137. Instrutivas são as comunicações sérias cujo principal objeto consiste num ensinamento qualquer, dado pelos Espíritos, sobre as ciências, a moral, a filosofia, etc. São mais ou menos profundas, conforme o grau de elevação e de desmaterialização do Espírito. Para se retirarem frutos reais dessas comunicações, preciso é que elas sejam regulares e continuadas com perseverança. Os Espíritos sérios se ligam aos que desejam instruir-se e lhes segundam os esforços, deixando aos Espíritos levianos a tarefa de divertirem os que em tais manifestações só veem passageira distração. Unicamente pela regularidade e frequência daquelas comunicações se pode apreciar o valor moral e intelectual dos Espíritos que as dão e a confiança que eles merecem. Se, para julgar os homens, se necessita de experiência, muito mais ainda é esta necessária, para se julgarem os Espíritos.

Qualificando de instrutivas as comunicações, supomo-las verdadeiras, pois o que não for verdadeiro não pode ser instrutivo, ainda que dito na mais imponente linguagem. Nessa categoria, não podemos, conseguintemente, incluir certos ensinos que de sério apenas têm a forma, muitas vezes empolada e enfática, com que os Espíritos que os ditam, mais presunçosos do que instruídos, contam iludir os que os recebem. Mas, não podendo suprir a substância que lhes falta, são incapazes de sustentar por muito tempo o papel que procuram desempenhar. A breve trecho, traem-se, pondo a nu a sua fraqueza, desde que alguma sequência tenham os seus ditados, ou que eles sejam levados aos seus últimos redutos.

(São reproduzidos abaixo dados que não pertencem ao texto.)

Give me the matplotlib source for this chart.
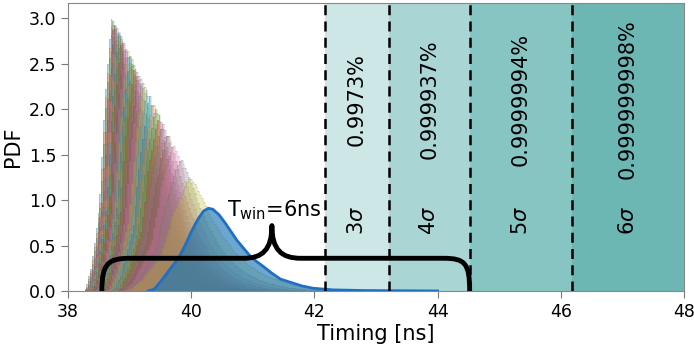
import numpy as np
import matplotlib
matplotlib.use("Agg")
import matplotlib.pyplot as plt
from matplotlib.path import Path
from matplotlib.patches import PathPatch

# ---------------- data ----------------
peak_times = [38.71, 38.72, 38.73, 38.75, 38.76, 38.77, 38.78, 38.79, 38.81, 38.82,
              38.83, 38.84, 38.85, 38.87, 38.89, 38.91, 38.93, 38.95, 38.97, 38.99,
              39.01, 39.03, 39.05, 39.08, 39.11, 39.14, 39.17, 39.20, 39.23, 39.28,
              39.33, 39.38, 39.43, 39.48, 39.54, 39.62, 39.71, 39.83, 39.98]
peak_heights = [3.03, 3.02, 3.00, 2.97, 2.96, 2.95, 2.93, 2.92, 2.89, 2.88,
                2.86, 2.85, 2.83, 2.80, 2.78, 2.75, 2.72, 2.69, 2.67, 2.64,
                2.61, 2.58, 2.55, 2.51, 2.47, 2.43, 2.39, 2.34, 2.30, 2.23,
                2.16, 2.09, 2.02, 1.95, 1.85, 1.74, 1.62, 1.46, 1.25]
# normalised pulse profile of the first (narrowest) histogram, offset from peak [ns]
profile_dt = [-0.45, -0.41, -0.33, -0.26, -0.19, -0.11, -0.03, 0.0, 0.05, 0.10,
              0.15, 0.20, 0.30, 0.40, 0.50, 0.60, 0.70, 0.85, 1.00, 1.20]
profile_y = [0.0, 0.01, 0.086, 0.20, 0.33, 0.69, 0.93, 1.0, 0.90, 0.76,
             0.63, 0.52, 0.34, 0.22, 0.14, 0.09, 0.055, 0.025, 0.01, 0.0]

blue_t = [39.30, 39.40, 39.50, 39.60, 39.70, 39.80, 39.90, 40.00, 40.10, 40.20,
          40.28, 40.35, 40.45, 40.55, 40.65, 40.74, 40.85, 40.95, 41.05, 41.17,
          41.30, 41.45, 41.66, 41.80, 41.98, 42.30, 42.80, 43.50, 44.00]
blue_pdf = [0.0, 0.02, 0.10, 0.19, 0.28, 0.37, 0.50, 0.65, 0.78, 0.88,
            0.91, 0.90, 0.84, 0.75, 0.65, 0.56, 0.47, 0.39, 0.33, 0.27,
            0.20, 0.13, 0.085, 0.055, 0.03, 0.012, 0.005, 0.002, 0.0]

sigma_edges = [42.17, 43.21, 44.52, 46.18, 48.0]
sigma_labels = ["$3\\sigma$", "$4\\sigma$", "$5\\sigma$", "$6\\sigma$"]
percent_labels = ["0.9973%", "0.999937%", "0.9999994%", "0.999999998%"]
region_colors = ["#cde7e6", "#a9d5d4", "#87c5c3", "#6cb6b3"]

brace_start, brace_end = 38.55, 44.52
brace_tip = 41.31
brace_level, brace_tip_level = 0.36, 0.72

# ---------------- figure ----------------
fig = plt.figure(figsize=(6.94, 3.51), dpi=100)
ax = fig.add_axes([0.098, 0.171, 0.8876, 0.8205])

# sigma regions
for i in range(4):
    ax.axvspan(sigma_edges[i], sigma_edges[i + 1], color=region_colors[i], lw=0, zorder=0)
for x in sigma_edges[:4]:
    ax.axvline(x, color="black", ls=(0, (4, 2.5)), lw=1.8, zorder=5)

# histograms
tab = plt.rcParams["axes.prop_cycle"].by_key()["color"]
edges = np.arange(38.0, 44.0 + 1e-9, 0.03)
centers = 0.5 * (edges[:-1] + edges[1:])
h0 = peak_heights[0]
for i, (p, h) in enumerate(zip(peak_times, peak_heights)):
    s = h0 / h
    vals = h * np.interp((centers - p) / s, profile_dt, profile_y, left=0, right=0)
    c = tab[i % 10]
    ax.stairs(vals, edges, fill=True, color=c, alpha=0.3, lw=0, zorder=1)
    ax.stairs(vals, edges, color="#666666", alpha=0.2, lw=0.6, zorder=1)

# blue curve
ax.fill_between(blue_t, blue_pdf, 0, color="#1f77b4", alpha=0.65, lw=0, zorder=2)
ax.plot(blue_t, blue_pdf, color="#1f6fc4", lw=2.0, zorder=3)

# brace
L, R, T = brace_start, brace_end, brace_tip
yb, yt = brace_level, brace_tip_level
verts = [(L, 0.0), (L, 0.30), (L + 0.10, yb), (L + 0.45, yb),
         (T - 0.46, yb),
         (T - 0.16, yb), (T, yb + 0.09), (T, yt),
         (T, yb + 0.09), (T + 0.16, yb), (T + 0.47, yb),
         (R - 0.42, yb),
         (R - 0.07, yb), (R, 0.30), (R, 0.0)]
codes = [Path.MOVETO, Path.CURVE4, Path.CURVE4, Path.CURVE4,
         Path.LINETO,
         Path.CURVE4, Path.CURVE4, Path.CURVE4,
         Path.CURVE4, Path.CURVE4, Path.CURVE4,
         Path.LINETO,
         Path.CURVE4, Path.CURVE4, Path.CURVE4]
ax.add_patch(PathPatch(Path(verts, codes), fc="none", ec="black", lw=3.5,
                       capstyle="round", joinstyle="round", zorder=6))
ax.text(40.58, 0.82, "T$_{\\mathrm{win}}$=6ns", fontsize=15, ha="left", va="baseline", zorder=7)

# region texts
for i in range(4):
    xm = 0.5 * (sigma_edges[i] + sigma_edges[i + 1])
    ax.text(xm, 2.11, percent_labels[i], rotation=90, ha="center", va="center", fontsize=15, zorder=7)
    ax.text(xm, 0.78, sigma_labels[i], rotation=90, ha="center", va="center", fontsize=15, zorder=7)

ax.set_xlim(38, 48)
ax.set_ylim(0, 3.17)
ax.set_xticks([38, 40, 42, 44, 46, 48])
ax.set_yticks([0.0, 0.5, 1.0, 1.5, 2.0, 2.5, 3.0])
ax.set_xlabel("Timing [ns]", fontsize=15, labelpad=2)
ax.set_ylabel("PDF", fontsize=15, labelpad=4)
ax.tick_params(labelsize=12.5, color="#777777", length=5)
for sp in ax.spines.values():
    sp.set_color("#888888")

fig.savefig("out.png", dpi=100)
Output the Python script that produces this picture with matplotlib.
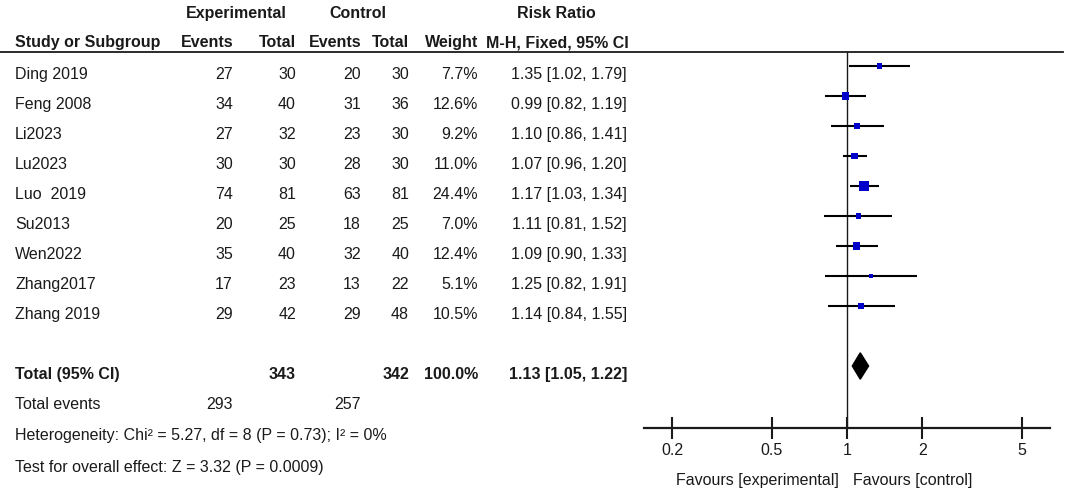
import numpy as np
import matplotlib
matplotlib.use("Agg")
import matplotlib.pyplot as plt

studies = ["Ding 2019", "Feng 2008", "Li2023", "Lu2023", "Luo  2019",
           "Su2013", "Wen2022", "Zhang2017", "Zhang 2019"]
exp_events = [27, 34, 27, 30, 74, 20, 35, 17, 29]
exp_total = [30, 40, 32, 30, 81, 25, 40, 23, 42]
ctl_events = [20, 31, 23, 28, 63, 18, 32, 13, 29]
ctl_total = [30, 36, 30, 30, 81, 25, 40, 22, 48]
weight = [7.7, 12.6, 9.2, 11.0, 24.4, 7.0, 12.4, 5.1, 10.5]
rr = [1.35, 0.99, 1.10, 1.07, 1.17, 1.11, 1.09, 1.25, 1.14]
rr_lo = [1.02, 0.82, 0.86, 0.96, 1.03, 0.81, 0.90, 0.82, 0.84]
rr_hi = [1.79, 1.19, 1.41, 1.20, 1.34, 1.52, 1.33, 1.91, 1.55]

total_exp, total_ctl = 343, 342
total_weight = "100.0%"
events_exp, events_ctl = 293, 257
pooled = (1.13, 1.05, 1.22)
het_text = "Heterogeneity: Chi\u00b2 = 5.27, df = 8 (P = 0.73); I\u00b2 = 0%"
test_text = "Test for overall effect: Z = 3.32 (P = 0.0009)"
ticks = [0.2, 0.5, 1, 2, 5]
tick_labels = ["0.2", "0.5", "1", "2", "5"]

plt.rcParams["font.family"] = ["Liberation Sans", "DejaVu Sans"]
fs = 11.5
col = "#1a1a1a"

W, H = 1065, 491
fig = plt.figure(figsize=(W / 100, H / 100), dpi=100)

# text layer: x in pixels, y in row units (row i sits at pixel 66 + 30*i)
def row_of(px):
    return (px - 66) / 30.0

tx = fig.add_axes([0, 0, 1, 1])
tx.set_xlim(0, W)
tx.set_ylim(row_of(H), row_of(0))
tx.axis("off")

off = 0.43
x_name = 15
x_ee, x_et, x_ce, x_ct, x_w, x_rr = 233, 296, 361, 409, 478, 627

# headers
hb = dict(fontsize=fs, fontweight="bold", color=col, va="baseline")
tx.text(236, -1.6, "Experimental", ha="center", **hb)
tx.text(358, -1.6, "Control", ha="center", **hb)
tx.text(556, -1.6, "Risk Ratio", ha="center", **hb)
tx.text(x_name, -0.62, "Study or Subgroup", ha="left", **hb)
tx.text(x_ee, -0.62, "Events", ha="right", **hb)
tx.text(x_et, -0.62, "Total", ha="right", **hb)
tx.text(x_ce, -0.62, "Events", ha="right", **hb)
tx.text(x_ct, -0.62, "Total", ha="right", **hb)
tx.text(x_w, -0.62, "Weight", ha="right", **hb)
tx.text(x_rr + 2, -0.62, "M-H, Fixed, 95% CI", ha="right", **hb)
tx.plot([0, 1063], [row_of(52), row_of(52)], color=col, lw=1.3)

nt = dict(fontsize=fs, color=col, va="baseline")
for i, s in enumerate(studies):
    y = i + off
    tx.text(x_name, y, s, ha="left", **nt)
    tx.text(x_ee, y, str(exp_events[i]), ha="right", **nt)
    tx.text(x_et, y, str(exp_total[i]), ha="right", **nt)
    tx.text(x_ce, y, str(ctl_events[i]), ha="right", **nt)
    tx.text(x_ct, y, str(ctl_total[i]), ha="right", **nt)
    tx.text(x_w, y, f"{weight[i]:.1f}%", ha="right", **nt)
    tx.text(x_rr, y, f"{rr[i]:.2f} [{rr_lo[i]:.2f}, {rr_hi[i]:.2f}]", ha="right", **nt)

tr = len(studies) + 1
tx.text(x_name, tr + off, "Total (95% CI)", ha="left", **hb)
tx.text(x_et, tr + off, str(total_exp), ha="right", **hb)
tx.text(x_ct, tr + off, str(total_ctl), ha="right", **hb)
tx.text(x_w, tr + off, total_weight, ha="right", **hb)
tx.text(x_rr, tr + off, f"{pooled[0]:.2f} [{pooled[1]:.2f}, {pooled[2]:.2f}]", ha="right", **hb)
tx.text(x_name, tr + 1 + off, "Total events", ha="left", **nt)
tx.text(x_ee, tr + 1 + off, str(events_exp), ha="right", **nt)
tx.text(x_ce, tr + 1 + off, str(events_ctl), ha="right", **nt)
tx.text(x_name, tr + 2 + off + 0.05, het_text, ha="left", **nt)
tx.text(x_name, tr + 3 + off + 0.1, test_text, ha="left", **nt)

# forest panel
ax_l, ax_r, ax_t, ax_b = 644, 1050, 52, 428
ax = fig.add_axes([ax_l / W, 1 - ax_b / H, (ax_r - ax_l) / W, (ax_b - ax_t) / H])
ax.patch.set_alpha(0)
ax.set_xscale("log")
ax.set_xlim(1 / 6.49, 6.49)
ax.set_ylim(row_of(ax_b), row_of(ax_t))
for sp in ["top", "left", "right"]:
    ax.spines[sp].set_visible(False)
ax.spines["bottom"].set_linewidth(1.6)
ax.spines["bottom"].set_color(col)
ax.set_xticks(ticks)
ax.set_xticklabels(tick_labels)
ax.xaxis.set_minor_locator(matplotlib.ticker.NullLocator())
ax.tick_params(axis="x", direction="inout", length=16, width=1.5, color=col,
               labelsize=fs, labelcolor=col, pad=3)
ax.set_yticks([])
ax.axvline(1, color=col, lw=1.0)

rows = np.arange(len(studies))
ax.hlines(rows, rr_lo, rr_hi, color="black", lw=1.5)
side_px = 2.0 * np.sqrt(np.array(weight))
ax.scatter(rr, rows, marker="s", s=(side_px * 0.72) ** 2, color="#0000c8",
           edgecolors="none", zorder=3)

d_h = 0.44
ax.fill([pooled[1], pooled[0], pooled[2], pooled[0]],
        [tr, tr - d_h, tr, tr + d_h], color="black", zorder=3)

fig.text(839 / W, 1 - 480 / H, "Favours [experimental]", ha="right", va="center",
         fontsize=fs, color=col)
fig.text(853 / W, 1 - 480 / H, "Favours [control]", ha="left", va="center",
         fontsize=fs, color=col)

fig.savefig("out.png", dpi=100)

138. São variadíssimos os meios de comunicação. Atuando sobre os nossos órgãos e sobre todos os nossos sentidos, podem os Espíritos manifestar-se à nossa visão, por meio das aparições; ao nosso tato, por impressões tangíveis, visíveis ou ocultas; à audição pelos ruídos; ao olfato por meio de odores sem causa conhecida. Este último modo de manifestação, se bem muito real, é, incontestavelmente, o mais incerto, pelas múltiplas causas que podem induzir em erro. Daí o nos não demorarmos em tratar dele. O que devemos examinar com cuidado são os diversos meios de se obterem comunicações, isto é, uma permuta regular e continuada de pensamentos. Esses meios são: as pancadas, a palavra e a escrita. Estudá-los-emos em capítulos especiais.